IFCI Faces Critical Juncture as Parliamentary Panel Demands Revival Roadmap
A parliamentary panel has sounded the alarm over the persistent financial distress at IFCI Limited, demanding an urgent and clear revival roadmap from the Finance Ministry. The Committee on Public Undertakings (COPU) highlighted IFCI's critical situation, particularly its negative Net Owned Fund (NOF), which has worsened over recent years.
The committee's Twenty-Sixth Report, presented to Parliament, underscores that IFCI's inability to restore its regulatory standing as a non-banking financial company (NBFC) is a major concern. Despite noted steps like appointing a consultant and capital infusion, the core issue of negative NOF continues to hamper normal operations.
The Core Issue
The central problem identified by the committee is IFCI's "persistent negative Net Owned Fund." This regulatory metric represents a company's equity and reserves that absorb losses.
When NOF turns negative, it means accumulated losses have depleted the company's own capital entirely, leaving it with more liabilities than assets. This dire financial state severely restricts IFCI's ability to function as a financial institution, preventing new lending and increasing reliance on government bailouts. IFCI's NOF stood at negative ₹2,874.66 crore in 2022, a significant drop from ₹2,623.43 crore in FY 2017.
Financial Implications
The erosion of IFCI's core capital has led to a drastic reduction in its loan portfolio. The report noted the portfolio shrunk from ₹14,530 crore in FY 2013 to ₹7,339.90 crore as of March 31, 2022.
This decline is a direct consequence of IFCI's inability to sanction new loans due to its weak financial standing. Furthermore, the institution reported gross Non-Performing Assets (NPAs) of ₹6,515 crore, with a substantial 32.8 percent of total disbursed loans (₹13,188 crore) having been downgraded to NPA status.
Sustainability Concerns
The committee warned that IFCI's reliance on recurring capital infusions without structural reforms creates a dangerous dependency on government funding, undermining its potential for autonomous recovery.
Ongoing financial strain is evident from annual interest payments of around ₹600 crore, exacerbating the company's position and trapping it in a "cycle of borrowing to pay off interest." This cycle severely hampers its capacity to resume meaningful lending activities.
Official Statements and Responses
The parliamentary panel found the government's previous response lacking specificity regarding IFCI's revival. The committee explicitly treated it as an interim reply.

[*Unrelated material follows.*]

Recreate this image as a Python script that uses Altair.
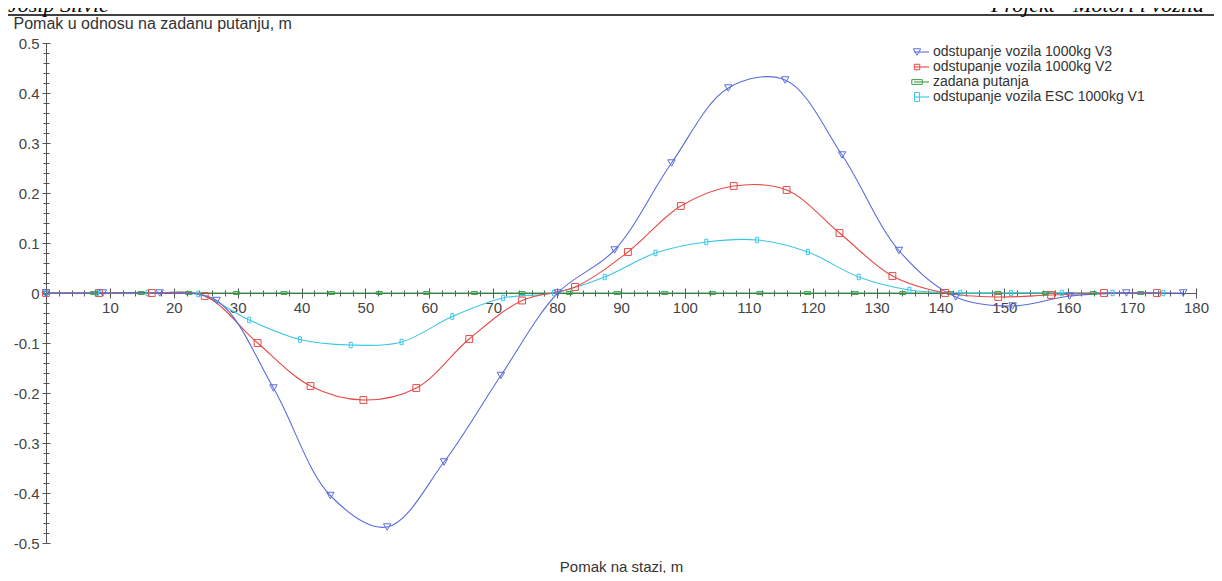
import altair as alt
import pandas as pd

SERIES = [
    "odstupanje vozila 1000kg  V3",
    "odstupanje vozila 1000kg  V2",
    "zadana putanja",
    "odstupanje vozila ESC 1000kg  V1",
]
COLORS = ["#5b6cd9", "#e64a45", "#35a046", "#3cc6e6"]
SHAPES = ["triangle-down", "square", "M-1,-0.45H1V0.45H-1Z", "M-0.55,-1H0.55V1H-0.55Z"]
SIZES = [55, 30, 110, 80]

V3_X = [0, 8.9, 17.8, 26.7, 35.6, 44.5, 53.4, 62.3, 71.2, 80.1, 89.0, 97.9, 106.8,
        115.7, 124.6, 133.5, 142.4, 151.3, 160.2, 169.1, 178.0]
V3_Y = [0, 0, 0, -0.015, -0.19, -0.405, -0.468, -0.338, -0.165, 0.0, 0.086, 0.26, 0.41,
        0.426, 0.276, 0.085, -0.008, -0.026, -0.006, 0, 0]

V2_X = [0, 8.28, 16.56, 24.84, 33.12, 41.4, 49.68, 57.96, 66.24, 74.52, 82.8, 91.08,
        99.36, 107.64, 115.92, 124.2, 132.48, 140.76, 149.04, 157.32, 165.6, 173.88]
V2_Y = [0, 0, 0, -0.006, -0.1, -0.186, -0.214, -0.19, -0.092, -0.015, 0.012, 0.082,
        0.174, 0.214, 0.206, 0.12, 0.034, 0.0, -0.008, -0.004, 0, 0]

V1_X = [0, 7.95, 15.9, 23.85, 31.8, 39.75, 47.7, 55.65, 63.6, 71.55, 79.5, 87.45, 95.4,
        103.35, 111.3, 119.25, 127.2, 135.15, 143.1, 151.05, 159.0, 166.95, 174.9]
V1_Y = [0, 0, 0, -0.002, -0.054, -0.093, -0.104, -0.098, -0.047, -0.01, 0.0, 0.032, 0.08,
        0.102, 0.106, 0.082, 0.032, 0.006, 0, 0, 0, 0, 0]

REF_X = [0, 7.45, 14.9, 22.35, 29.8, 37.25, 44.7, 52.15, 59.6, 67.05, 74.5, 81.95, 89.4,
         96.85, 104.3, 111.75, 119.2, 126.65, 134.1, 141.55, 149.0, 156.45, 163.9, 171.35]
REF_Y = [0] * len(REF_X)

X_MAJOR = [10, 20, 30, 40, 50, 60, 70, 80, 90, 100, 110, 120, 130, 140, 150, 160, 170, 180]
X_MINOR = list(range(0, 181, 2))
Y_MAJOR = [-0.5, -0.4, -0.3, -0.2, -0.1, 0, 0.1, 0.2, 0.3, 0.4, 0.5]
Y_MINOR = [round(-0.5 + 0.02 * i, 2) for i in range(51)]

HEADER_LEFT = "Josip Silvić"
HEADER_RIGHT = "Projekt - Motori i vozila"
Y_TITLE = "Pomak u odnosu na zadanu putanju, m"
X_TITLE = "Pomak na stazi, m"

rows = []
for name, xs, ys in [(SERIES[2], REF_X, REF_Y), (SERIES[3], V1_X, V1_Y),
                     (SERIES[1], V2_X, V2_Y), (SERIES[0], V3_X, V3_Y)]:
    for xv, yv in zip(xs, ys):
        rows.append({"series": name, "x": xv, "y": yv})
df = pd.DataFrame(rows)

W, H = 1150, 500
FONT = "Liberation Sans"
AX = "#555555"

xscale = alt.Scale(domain=[0, 180], nice=False, zero=False)
yscale = alt.Scale(domain=[-0.5, 0.5], nice=False, zero=False)
cscale = alt.Scale(domain=SERIES, range=COLORS)
sscale = alt.Scale(domain=SERIES, range=SHAPES)
zscale = alt.Scale(domain=SERIES, range=SIZES)

base = alt.Chart(df)

lines = base.mark_line(strokeWidth=1.1, interpolate="catmull-rom").encode(
    x=alt.X("x:Q", scale=xscale, axis=alt.Axis(
        orient="bottom", offset=-H / 2, values=X_MAJOR, tickSize=5, domain=True,
        domainColor=AX, tickColor=AX, grid=False, labelFont=FONT, labelFontSize=15,
        labelColor="#444444", labelPadding=2, labelOverlap=False, labelFlush=False,
        title=X_TITLE, titleFont=FONT, titleFontSize=15, titleFontWeight="normal",
        titleColor="#333333", titleX=W / 2, titleY=278, titleBaseline="alphabetic")),
    y=alt.Y("y:Q", scale=yscale, axis=alt.Axis(
        orient="left", values=Y_MAJOR, tickSize=4, domain=True, domainColor=AX,
        tickColor=AX, grid=False, labelFont=FONT, labelFontSize=15, labelColor="#444444",
        labelPadding=3, labelOverlap=False, labelFlush=False,
        labelExpr="'' + datum.value",
        title=Y_TITLE, titleFont=FONT, titleFontSize=16, titleFontWeight="normal",
        titleColor="#333333", titleAngle=0, titleAlign="left", titleBaseline="alphabetic",
        titleX=-33, titleY=-15)),
    stroke=alt.Stroke("series:N", scale=cscale, legend=None),
    detail="series:N",
)

points = base.mark_point(filled=False, strokeWidth=1, opacity=1).encode(
    x=alt.X("x:Q", scale=xscale, axis=alt.Axis(
        orient="top", offset=-H / 2, values=X_MAJOR, tickSize=5, domain=False,
        tickColor=AX, labels=False, grid=False, title=None)),
    y=alt.Y("y:Q", scale=yscale, axis=alt.Axis(
        orient="right", offset=-W, values=Y_MAJOR, tickSize=4, domain=False,
        tickColor=AX, labels=False, grid=False, title=None)),
    color=alt.Color("series:N", scale=cscale, legend=None),
    shape=alt.Shape("series:N", scale=sscale, legend=None),
    size=alt.Size("series:N", scale=zscale, legend=None),
)

minor_a = base.mark_point(opacity=0).encode(
    x=alt.X("x:Q", scale=xscale, axis=alt.Axis(
        orient="bottom", offset=-H / 2, values=X_MINOR, tickSize=3, domain=False,
        tickColor=AX, labels=False, grid=False, title=None)),
    y=alt.Y("y:Q", scale=yscale, axis=alt.Axis(
        orient="left", values=Y_MINOR, tickSize=3, domain=False,
        tickColor=AX, labels=False, grid=False, title=None)),
)

minor_b = base.mark_point(opacity=0).encode(
    x=alt.X("x:Q", scale=xscale, axis=alt.Axis(
        orient="top", offset=-H / 2, values=X_MINOR, tickSize=3, domain=False,
        tickColor=AX, labels=False, grid=False, title=None)),
    y=alt.Y("y:Q", scale=yscale, axis=alt.Axis(
        orient="right", offset=-W, values=Y_MINOR, tickSize=3, domain=False,
        tickColor=AX, labels=False, grid=False, title=None)),
)

# legend (top right, inside the plot)
LEG_SYM_X = 871
LEG_TXT_X = 887
LEG_Y0 = 9
LEG_DY = 15
legend_layers = []
for i, name in enumerate(SERIES):
    ldf = pd.DataFrame({"label": [name]})
    yy = LEG_Y0 + i * LEG_DY
    legend_layers.append(alt.Chart(ldf).mark_rule(color=COLORS[i], strokeWidth=1.1).encode(
        x=alt.value(LEG_SYM_X - 3), x2=alt.value(LEG_SYM_X + 12), y=alt.value(yy)))
    legend_layers.append(alt.Chart(ldf).mark_point(
        shape=SHAPES[i], size=SIZES[i], color=COLORS[i], filled=False, strokeWidth=1,
        opacity=1).encode(x=alt.value(LEG_SYM_X), y=alt.value(yy)))
    legend_layers.append(alt.Chart(ldf).mark_text(
        font=FONT, fontSize=14, align="left", baseline="middle", color="#333333").encode(
        text="label:N", x=alt.value(LEG_TXT_X), y=alt.value(yy)))

hdr = pd.DataFrame({"left": [HEADER_LEFT], "right": [HEADER_RIGHT]})
head_left = alt.Chart(hdr).mark_text(
    font="Liberation Serif", fontStyle="italic", fontSize=22, align="left",
    baseline="alphabetic", color="#000000").encode(
    text="left:N", x=alt.value(-38), y=alt.value(-31))
head_right = alt.Chart(hdr).mark_text(
    font="Liberation Serif", fontStyle="italic", fontSize=22, align="right",
    baseline="alphabetic", color="#000000").encode(
    text="right:N", x=alt.value(W + 8), y=alt.value(-31))
head_rule = alt.Chart(hdr).mark_rule(color="#000000", strokeWidth=1.5).encode(
    x=alt.value(-38), x2=alt.value(W + 20), y=alt.value(-28))

chart = alt.layer(minor_a, minor_b, lines, points, *legend_layers,
                  head_left, head_right, head_rule).resolve_axis(
    x="independent", y="independent"
).properties(
    width=W, height=H,
    background="white",
    autosize=alt.AutoSizeParams(type="none"),
    padding={"left": 38, "top": 35, "right": 18, "bottom": 30},
).configure_view(stroke=None, strokeWidth=0)

chart.save("out.html", embed_options={"renderer": "svg", "actions": False})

They strongly urged the Finance Ministry to ensure the final business plan includes a clear, time-bound roadmap addressing all issues and making the NOF positive. Any future government support, the committee stressed, must be conditional upon the successful implementation of this roadmap.
Asset Recovery Efforts
Despite its financial challenges, IFCI has shown progress in stressed asset resolution. The committee noted that IFCI successfully recovered ₹6,746 crore since FY 2019 through various mechanisms including National Company Law Tribunal (NCLT) cases, settlements, and enforcement actions.

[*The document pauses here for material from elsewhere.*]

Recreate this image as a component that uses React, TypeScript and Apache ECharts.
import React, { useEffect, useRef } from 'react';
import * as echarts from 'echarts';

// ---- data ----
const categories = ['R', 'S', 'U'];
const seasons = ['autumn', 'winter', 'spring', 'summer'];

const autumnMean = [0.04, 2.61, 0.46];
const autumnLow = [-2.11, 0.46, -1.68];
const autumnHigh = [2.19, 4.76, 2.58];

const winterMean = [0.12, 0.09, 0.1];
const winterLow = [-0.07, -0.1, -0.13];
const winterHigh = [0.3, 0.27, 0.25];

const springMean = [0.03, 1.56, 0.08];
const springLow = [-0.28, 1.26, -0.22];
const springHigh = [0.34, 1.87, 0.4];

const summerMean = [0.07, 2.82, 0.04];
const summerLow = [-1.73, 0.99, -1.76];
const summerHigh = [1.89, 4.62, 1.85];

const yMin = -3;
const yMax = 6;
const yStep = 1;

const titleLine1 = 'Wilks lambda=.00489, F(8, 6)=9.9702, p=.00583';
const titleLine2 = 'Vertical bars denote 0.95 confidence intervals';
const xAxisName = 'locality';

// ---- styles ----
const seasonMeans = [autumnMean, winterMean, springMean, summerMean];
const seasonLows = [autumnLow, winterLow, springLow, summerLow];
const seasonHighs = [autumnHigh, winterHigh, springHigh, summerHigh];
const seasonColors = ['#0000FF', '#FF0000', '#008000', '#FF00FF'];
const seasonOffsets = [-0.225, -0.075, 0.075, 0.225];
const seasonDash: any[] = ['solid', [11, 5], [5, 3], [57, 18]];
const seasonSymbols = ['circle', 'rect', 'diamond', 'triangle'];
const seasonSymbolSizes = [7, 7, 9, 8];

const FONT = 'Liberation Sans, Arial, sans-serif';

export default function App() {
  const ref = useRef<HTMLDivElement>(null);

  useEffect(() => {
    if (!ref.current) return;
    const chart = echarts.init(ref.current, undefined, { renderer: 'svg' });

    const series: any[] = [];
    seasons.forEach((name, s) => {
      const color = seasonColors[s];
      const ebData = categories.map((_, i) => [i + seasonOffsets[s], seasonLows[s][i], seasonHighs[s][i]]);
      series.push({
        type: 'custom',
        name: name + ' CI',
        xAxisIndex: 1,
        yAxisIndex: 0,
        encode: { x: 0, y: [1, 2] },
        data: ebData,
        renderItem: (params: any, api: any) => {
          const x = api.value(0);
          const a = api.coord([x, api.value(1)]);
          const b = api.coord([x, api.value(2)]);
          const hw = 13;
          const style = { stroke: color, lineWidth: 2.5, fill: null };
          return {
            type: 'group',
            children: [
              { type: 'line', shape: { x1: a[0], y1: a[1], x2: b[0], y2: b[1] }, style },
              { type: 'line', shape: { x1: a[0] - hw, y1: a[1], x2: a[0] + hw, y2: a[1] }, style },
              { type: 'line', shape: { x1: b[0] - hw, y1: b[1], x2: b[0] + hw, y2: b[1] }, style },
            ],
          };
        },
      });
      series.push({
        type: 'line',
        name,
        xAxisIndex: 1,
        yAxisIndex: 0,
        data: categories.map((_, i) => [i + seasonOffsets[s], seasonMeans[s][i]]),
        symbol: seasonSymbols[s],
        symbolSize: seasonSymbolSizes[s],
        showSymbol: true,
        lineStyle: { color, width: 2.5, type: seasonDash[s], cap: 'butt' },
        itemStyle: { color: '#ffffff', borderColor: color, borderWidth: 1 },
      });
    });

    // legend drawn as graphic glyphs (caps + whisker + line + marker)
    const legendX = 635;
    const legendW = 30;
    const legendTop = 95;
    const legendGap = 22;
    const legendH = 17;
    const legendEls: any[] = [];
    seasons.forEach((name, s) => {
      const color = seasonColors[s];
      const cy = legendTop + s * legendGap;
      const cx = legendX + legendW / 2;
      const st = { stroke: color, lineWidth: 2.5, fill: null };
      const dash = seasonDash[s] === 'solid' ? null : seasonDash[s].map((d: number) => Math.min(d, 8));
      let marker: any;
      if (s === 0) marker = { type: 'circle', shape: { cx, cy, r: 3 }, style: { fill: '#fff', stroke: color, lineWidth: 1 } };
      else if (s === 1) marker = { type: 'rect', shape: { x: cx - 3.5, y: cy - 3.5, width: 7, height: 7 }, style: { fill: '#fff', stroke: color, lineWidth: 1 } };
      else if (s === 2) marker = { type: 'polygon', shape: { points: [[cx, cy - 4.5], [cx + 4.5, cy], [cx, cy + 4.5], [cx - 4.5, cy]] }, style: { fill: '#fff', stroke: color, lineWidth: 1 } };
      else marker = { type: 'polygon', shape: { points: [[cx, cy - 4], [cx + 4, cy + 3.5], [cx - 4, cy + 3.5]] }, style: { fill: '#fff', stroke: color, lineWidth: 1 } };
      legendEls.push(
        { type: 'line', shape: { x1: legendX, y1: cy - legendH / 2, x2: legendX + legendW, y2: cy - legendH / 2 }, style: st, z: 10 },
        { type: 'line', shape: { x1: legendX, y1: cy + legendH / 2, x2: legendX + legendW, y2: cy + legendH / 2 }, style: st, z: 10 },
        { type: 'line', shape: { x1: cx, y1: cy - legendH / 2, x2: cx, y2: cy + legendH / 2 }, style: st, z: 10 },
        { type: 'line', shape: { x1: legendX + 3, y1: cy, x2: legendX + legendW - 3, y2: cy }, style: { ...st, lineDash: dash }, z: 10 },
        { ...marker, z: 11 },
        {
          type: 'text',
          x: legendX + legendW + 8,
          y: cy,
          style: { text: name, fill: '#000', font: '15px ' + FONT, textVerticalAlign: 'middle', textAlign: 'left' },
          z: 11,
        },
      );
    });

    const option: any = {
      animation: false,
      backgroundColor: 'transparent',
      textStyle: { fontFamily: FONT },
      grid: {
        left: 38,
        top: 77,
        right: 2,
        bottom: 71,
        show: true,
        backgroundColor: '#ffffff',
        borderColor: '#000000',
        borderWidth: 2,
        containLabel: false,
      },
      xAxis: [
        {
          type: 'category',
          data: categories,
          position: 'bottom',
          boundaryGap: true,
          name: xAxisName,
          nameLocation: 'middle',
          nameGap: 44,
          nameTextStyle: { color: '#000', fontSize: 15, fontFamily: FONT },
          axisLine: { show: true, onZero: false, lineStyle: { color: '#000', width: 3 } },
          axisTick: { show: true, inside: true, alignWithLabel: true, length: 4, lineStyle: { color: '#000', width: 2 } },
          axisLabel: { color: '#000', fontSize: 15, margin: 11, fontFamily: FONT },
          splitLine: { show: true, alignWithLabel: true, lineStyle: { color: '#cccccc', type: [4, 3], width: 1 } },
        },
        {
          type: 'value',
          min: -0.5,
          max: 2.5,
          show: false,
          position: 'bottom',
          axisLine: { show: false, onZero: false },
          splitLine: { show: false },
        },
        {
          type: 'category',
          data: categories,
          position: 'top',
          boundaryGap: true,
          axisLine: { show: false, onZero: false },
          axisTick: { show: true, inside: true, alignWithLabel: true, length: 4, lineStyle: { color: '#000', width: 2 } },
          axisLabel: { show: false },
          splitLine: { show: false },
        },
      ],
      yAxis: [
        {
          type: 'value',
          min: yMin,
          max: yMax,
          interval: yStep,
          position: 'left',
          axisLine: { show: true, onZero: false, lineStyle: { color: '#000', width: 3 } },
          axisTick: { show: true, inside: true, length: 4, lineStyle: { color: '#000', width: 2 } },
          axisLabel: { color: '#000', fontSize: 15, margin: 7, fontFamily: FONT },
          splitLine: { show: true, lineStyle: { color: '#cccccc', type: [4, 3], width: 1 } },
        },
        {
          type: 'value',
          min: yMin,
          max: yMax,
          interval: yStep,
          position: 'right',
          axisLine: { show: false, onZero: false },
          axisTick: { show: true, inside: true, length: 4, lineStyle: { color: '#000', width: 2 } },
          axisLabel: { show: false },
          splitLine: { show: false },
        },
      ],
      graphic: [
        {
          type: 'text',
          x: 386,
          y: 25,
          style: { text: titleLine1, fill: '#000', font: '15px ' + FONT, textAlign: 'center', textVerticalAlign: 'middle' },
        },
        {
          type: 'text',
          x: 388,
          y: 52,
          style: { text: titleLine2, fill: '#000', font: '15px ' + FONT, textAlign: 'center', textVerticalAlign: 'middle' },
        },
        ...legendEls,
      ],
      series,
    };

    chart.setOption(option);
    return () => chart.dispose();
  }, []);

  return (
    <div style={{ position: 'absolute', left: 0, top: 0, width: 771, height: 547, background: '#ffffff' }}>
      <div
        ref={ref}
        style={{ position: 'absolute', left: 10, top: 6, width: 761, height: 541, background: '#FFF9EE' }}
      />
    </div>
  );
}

The report welcomed IFCI's acceptance of the recommendation for biannual reporting of its NPA status, encouraging the institution to continue these effective recovery efforts.
Future Outlook
IFCI's path forward hinges on the Finance Ministry developing and executing a robust, time-bound revival plan. The committee's insistence on linking future government support to this plan suggests a critical juncture for the institution.
To break its cycle of dependency and financial strain, IFCI is advised to strengthen revenue streams via advisory services, monetize non-core assets, and explore strategic partnerships with private investors and other financial institutions.
Impact
This news indicates significant operational and financial challenges for IFCI Limited, a public sector financial institution. Investors may see increased scrutiny of the company's financials and potential for restructuring or further government intervention. The demand for a clear revival roadmap could lead to uncertainty or opportunities depending on the plan's specifics. The news highlights systemic risks within certain public sector financial entities.
Impact Rating: 7/10
Difficult Terms Explained
- Net Owned Fund (NOF): The equity capital and free reserves of a company that are available to absorb losses. A negative NOF means accumulated losses have wiped out the company's capital.
- Non-Banking Financial Company (NBFC): A financial institution that provides banking-like services but does not hold a banking license. They are regulated differently from banks.
- Gross NPAs (Non-Performing Assets): Loans or advances where the principal or interest payment is overdue for a specified period (usually 90 days).
- NCLT (National Company Law Tribunal): A quasi-judicial body in India that deals with corporate matters, including insolvency and bankruptcy.